DO THIS.
Only the lines from the one with "Output the Python" through the one with "import plotly.graph_objects as go" are to be restated, word for word, with both of them included.

DATA SECTION.
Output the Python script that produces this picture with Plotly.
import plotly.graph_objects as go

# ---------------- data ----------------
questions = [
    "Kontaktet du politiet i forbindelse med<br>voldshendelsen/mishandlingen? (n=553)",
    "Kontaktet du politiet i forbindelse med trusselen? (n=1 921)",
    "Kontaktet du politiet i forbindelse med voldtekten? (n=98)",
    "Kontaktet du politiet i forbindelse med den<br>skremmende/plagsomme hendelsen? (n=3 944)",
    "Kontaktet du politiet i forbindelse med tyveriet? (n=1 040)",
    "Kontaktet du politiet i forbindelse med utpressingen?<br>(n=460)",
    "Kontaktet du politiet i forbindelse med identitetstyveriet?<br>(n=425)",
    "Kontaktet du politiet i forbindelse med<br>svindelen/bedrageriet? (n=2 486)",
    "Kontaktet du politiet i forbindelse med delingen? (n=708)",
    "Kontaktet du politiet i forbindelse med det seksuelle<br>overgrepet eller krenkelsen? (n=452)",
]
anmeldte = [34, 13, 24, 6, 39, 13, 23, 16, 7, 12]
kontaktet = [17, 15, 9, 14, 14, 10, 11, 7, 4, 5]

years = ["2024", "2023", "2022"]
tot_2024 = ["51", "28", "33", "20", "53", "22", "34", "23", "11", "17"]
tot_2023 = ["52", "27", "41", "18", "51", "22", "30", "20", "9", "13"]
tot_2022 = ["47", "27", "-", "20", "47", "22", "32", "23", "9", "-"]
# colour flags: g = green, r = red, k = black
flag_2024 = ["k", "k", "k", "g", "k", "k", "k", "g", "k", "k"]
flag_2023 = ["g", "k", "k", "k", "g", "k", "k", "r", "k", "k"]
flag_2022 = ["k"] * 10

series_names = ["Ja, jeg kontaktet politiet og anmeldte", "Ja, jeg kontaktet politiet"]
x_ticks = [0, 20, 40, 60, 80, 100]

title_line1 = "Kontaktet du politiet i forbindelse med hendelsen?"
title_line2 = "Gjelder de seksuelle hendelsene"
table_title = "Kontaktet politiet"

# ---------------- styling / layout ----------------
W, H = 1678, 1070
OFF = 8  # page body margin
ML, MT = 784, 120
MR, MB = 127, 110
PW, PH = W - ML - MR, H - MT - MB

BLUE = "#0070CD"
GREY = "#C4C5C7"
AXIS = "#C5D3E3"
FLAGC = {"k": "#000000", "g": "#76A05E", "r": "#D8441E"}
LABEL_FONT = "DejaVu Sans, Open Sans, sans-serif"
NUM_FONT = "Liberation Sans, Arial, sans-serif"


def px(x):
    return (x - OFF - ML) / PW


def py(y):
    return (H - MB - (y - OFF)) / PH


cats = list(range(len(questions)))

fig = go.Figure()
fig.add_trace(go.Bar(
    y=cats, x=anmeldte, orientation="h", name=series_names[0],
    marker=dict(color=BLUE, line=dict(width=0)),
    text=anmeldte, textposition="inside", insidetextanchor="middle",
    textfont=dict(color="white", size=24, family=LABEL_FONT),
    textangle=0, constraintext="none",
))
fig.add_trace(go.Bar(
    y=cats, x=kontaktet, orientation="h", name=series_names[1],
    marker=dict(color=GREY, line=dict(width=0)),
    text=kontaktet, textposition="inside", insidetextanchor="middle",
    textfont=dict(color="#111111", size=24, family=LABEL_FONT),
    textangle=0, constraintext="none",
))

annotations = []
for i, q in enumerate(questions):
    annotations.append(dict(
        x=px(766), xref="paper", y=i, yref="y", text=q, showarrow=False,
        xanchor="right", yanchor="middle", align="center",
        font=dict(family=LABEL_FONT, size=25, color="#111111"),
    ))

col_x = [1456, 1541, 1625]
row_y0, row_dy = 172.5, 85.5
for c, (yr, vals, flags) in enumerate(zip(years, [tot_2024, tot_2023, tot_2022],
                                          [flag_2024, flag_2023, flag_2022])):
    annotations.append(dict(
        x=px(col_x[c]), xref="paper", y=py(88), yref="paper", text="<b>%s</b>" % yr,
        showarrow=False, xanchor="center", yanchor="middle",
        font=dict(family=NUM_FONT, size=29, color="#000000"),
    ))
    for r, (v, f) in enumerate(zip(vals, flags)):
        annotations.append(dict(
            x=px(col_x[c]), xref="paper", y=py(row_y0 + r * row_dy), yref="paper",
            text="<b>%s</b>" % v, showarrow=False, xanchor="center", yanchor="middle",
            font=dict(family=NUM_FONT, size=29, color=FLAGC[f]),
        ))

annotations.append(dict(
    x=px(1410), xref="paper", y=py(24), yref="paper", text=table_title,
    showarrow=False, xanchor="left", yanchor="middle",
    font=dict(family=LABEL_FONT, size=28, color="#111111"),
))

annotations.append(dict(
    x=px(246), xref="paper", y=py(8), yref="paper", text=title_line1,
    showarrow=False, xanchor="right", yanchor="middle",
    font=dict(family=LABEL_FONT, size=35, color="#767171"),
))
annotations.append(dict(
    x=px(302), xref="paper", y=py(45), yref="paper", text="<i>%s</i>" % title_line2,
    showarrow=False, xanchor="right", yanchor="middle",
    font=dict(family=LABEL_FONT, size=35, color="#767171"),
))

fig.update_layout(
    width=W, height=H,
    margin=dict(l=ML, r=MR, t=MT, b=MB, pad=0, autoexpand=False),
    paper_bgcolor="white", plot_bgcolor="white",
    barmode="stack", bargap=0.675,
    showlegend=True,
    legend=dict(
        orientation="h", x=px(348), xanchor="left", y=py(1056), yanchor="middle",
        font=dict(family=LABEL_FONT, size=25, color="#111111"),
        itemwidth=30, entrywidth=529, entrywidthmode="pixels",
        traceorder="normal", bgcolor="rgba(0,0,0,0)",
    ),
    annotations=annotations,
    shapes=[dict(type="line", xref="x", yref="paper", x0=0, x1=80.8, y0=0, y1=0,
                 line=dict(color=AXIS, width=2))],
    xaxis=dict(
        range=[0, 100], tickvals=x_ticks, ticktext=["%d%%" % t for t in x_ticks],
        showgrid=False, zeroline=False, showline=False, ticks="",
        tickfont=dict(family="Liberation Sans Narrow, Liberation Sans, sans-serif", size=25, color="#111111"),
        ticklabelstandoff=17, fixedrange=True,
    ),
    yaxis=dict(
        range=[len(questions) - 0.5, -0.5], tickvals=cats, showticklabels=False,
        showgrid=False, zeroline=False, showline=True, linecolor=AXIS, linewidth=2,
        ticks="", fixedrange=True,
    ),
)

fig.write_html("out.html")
--
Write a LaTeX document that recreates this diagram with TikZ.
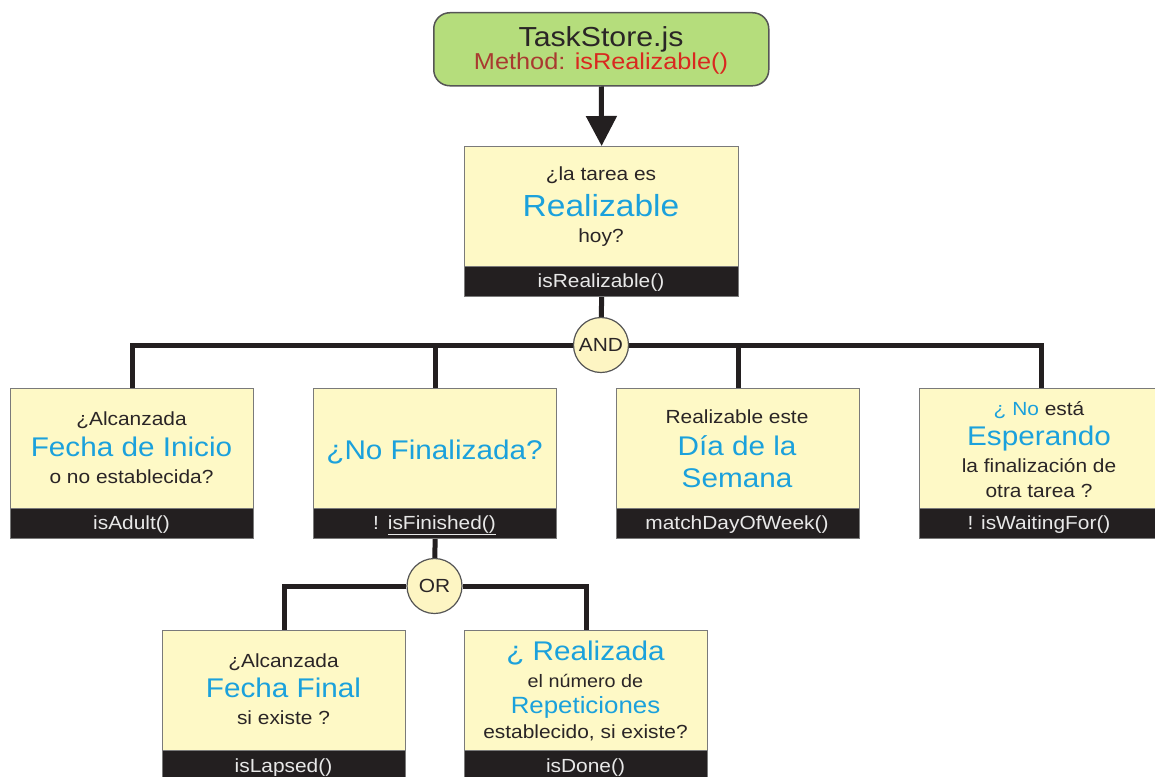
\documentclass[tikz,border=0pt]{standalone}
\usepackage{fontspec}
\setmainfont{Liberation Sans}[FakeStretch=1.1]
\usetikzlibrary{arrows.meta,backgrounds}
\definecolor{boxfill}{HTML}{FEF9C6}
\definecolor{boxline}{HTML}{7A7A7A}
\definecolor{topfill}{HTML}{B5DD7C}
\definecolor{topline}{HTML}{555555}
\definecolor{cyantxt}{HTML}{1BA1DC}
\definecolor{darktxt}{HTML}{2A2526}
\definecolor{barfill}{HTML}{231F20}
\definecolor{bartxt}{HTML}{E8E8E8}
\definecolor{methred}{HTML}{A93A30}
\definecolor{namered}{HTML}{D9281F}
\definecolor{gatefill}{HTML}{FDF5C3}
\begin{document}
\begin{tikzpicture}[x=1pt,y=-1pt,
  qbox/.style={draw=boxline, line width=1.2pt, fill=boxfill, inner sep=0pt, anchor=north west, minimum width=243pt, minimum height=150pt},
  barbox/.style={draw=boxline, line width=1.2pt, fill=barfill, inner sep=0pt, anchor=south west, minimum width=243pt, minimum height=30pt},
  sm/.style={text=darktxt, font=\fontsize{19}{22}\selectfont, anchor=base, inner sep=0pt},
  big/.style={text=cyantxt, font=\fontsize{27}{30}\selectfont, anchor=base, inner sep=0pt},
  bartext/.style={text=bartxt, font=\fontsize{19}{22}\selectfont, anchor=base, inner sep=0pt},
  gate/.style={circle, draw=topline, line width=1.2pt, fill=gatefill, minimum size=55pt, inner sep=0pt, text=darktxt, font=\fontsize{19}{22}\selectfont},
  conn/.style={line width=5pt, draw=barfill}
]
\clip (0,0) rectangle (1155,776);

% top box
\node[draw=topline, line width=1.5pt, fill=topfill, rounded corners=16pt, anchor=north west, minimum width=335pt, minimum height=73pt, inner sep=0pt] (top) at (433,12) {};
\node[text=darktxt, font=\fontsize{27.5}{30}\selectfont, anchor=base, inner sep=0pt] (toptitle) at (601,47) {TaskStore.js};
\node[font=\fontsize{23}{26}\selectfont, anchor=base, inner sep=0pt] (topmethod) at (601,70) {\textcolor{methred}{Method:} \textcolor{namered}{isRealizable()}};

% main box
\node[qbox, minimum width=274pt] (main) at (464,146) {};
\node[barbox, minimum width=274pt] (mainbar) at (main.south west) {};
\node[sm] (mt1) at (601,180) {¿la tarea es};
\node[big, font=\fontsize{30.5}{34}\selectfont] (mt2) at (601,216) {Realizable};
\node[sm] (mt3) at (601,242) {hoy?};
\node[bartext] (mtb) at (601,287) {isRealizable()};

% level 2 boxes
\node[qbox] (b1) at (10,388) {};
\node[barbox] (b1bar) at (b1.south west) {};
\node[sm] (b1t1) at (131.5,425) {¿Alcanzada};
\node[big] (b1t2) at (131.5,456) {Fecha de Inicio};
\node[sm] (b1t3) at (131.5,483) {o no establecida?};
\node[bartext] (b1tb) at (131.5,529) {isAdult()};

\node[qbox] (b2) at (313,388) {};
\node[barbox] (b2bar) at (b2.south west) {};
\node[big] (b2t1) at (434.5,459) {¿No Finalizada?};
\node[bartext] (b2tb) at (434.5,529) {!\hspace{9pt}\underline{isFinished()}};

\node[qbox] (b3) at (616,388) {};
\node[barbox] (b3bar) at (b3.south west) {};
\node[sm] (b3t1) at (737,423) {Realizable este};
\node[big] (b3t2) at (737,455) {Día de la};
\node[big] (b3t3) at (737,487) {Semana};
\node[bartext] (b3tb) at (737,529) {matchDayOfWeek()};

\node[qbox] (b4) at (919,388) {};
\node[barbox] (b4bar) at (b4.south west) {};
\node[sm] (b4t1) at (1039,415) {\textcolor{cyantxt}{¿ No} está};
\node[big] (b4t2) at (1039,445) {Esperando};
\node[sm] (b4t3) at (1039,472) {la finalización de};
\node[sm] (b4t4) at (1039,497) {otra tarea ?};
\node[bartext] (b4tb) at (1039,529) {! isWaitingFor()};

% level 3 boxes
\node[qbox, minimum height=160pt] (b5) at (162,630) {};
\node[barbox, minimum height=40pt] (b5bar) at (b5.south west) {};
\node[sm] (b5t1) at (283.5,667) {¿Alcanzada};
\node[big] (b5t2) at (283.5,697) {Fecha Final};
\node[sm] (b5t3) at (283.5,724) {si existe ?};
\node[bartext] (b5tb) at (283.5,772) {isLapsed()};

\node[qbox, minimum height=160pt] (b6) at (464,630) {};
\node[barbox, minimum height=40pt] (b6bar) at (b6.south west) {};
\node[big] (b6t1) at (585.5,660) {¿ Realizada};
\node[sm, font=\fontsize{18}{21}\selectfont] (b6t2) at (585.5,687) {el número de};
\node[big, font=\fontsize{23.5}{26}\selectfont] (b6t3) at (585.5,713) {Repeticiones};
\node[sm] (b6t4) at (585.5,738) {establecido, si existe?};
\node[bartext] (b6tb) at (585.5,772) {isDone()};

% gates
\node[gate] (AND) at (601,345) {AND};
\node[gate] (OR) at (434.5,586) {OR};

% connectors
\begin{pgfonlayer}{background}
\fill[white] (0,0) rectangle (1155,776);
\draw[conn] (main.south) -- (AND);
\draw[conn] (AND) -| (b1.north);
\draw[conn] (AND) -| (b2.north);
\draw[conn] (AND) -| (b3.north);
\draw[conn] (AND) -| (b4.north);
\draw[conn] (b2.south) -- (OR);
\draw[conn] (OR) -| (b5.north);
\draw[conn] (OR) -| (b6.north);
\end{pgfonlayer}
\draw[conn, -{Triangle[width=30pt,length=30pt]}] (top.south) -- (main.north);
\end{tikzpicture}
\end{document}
---
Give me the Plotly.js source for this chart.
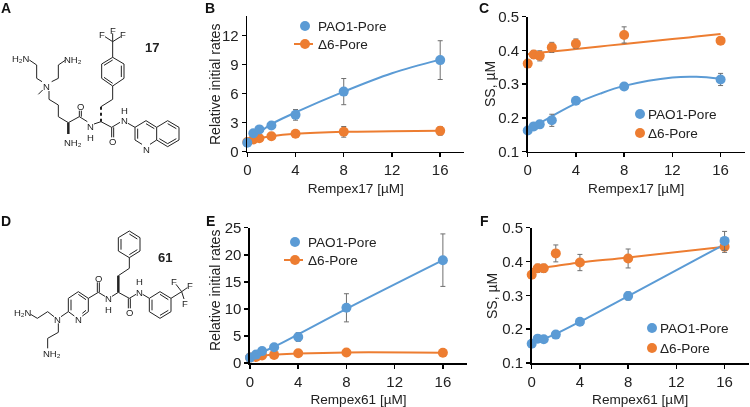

EXERCISE RESULT.
Output the Python script that produces this picture with Plotly.
import plotly.graph_objects as go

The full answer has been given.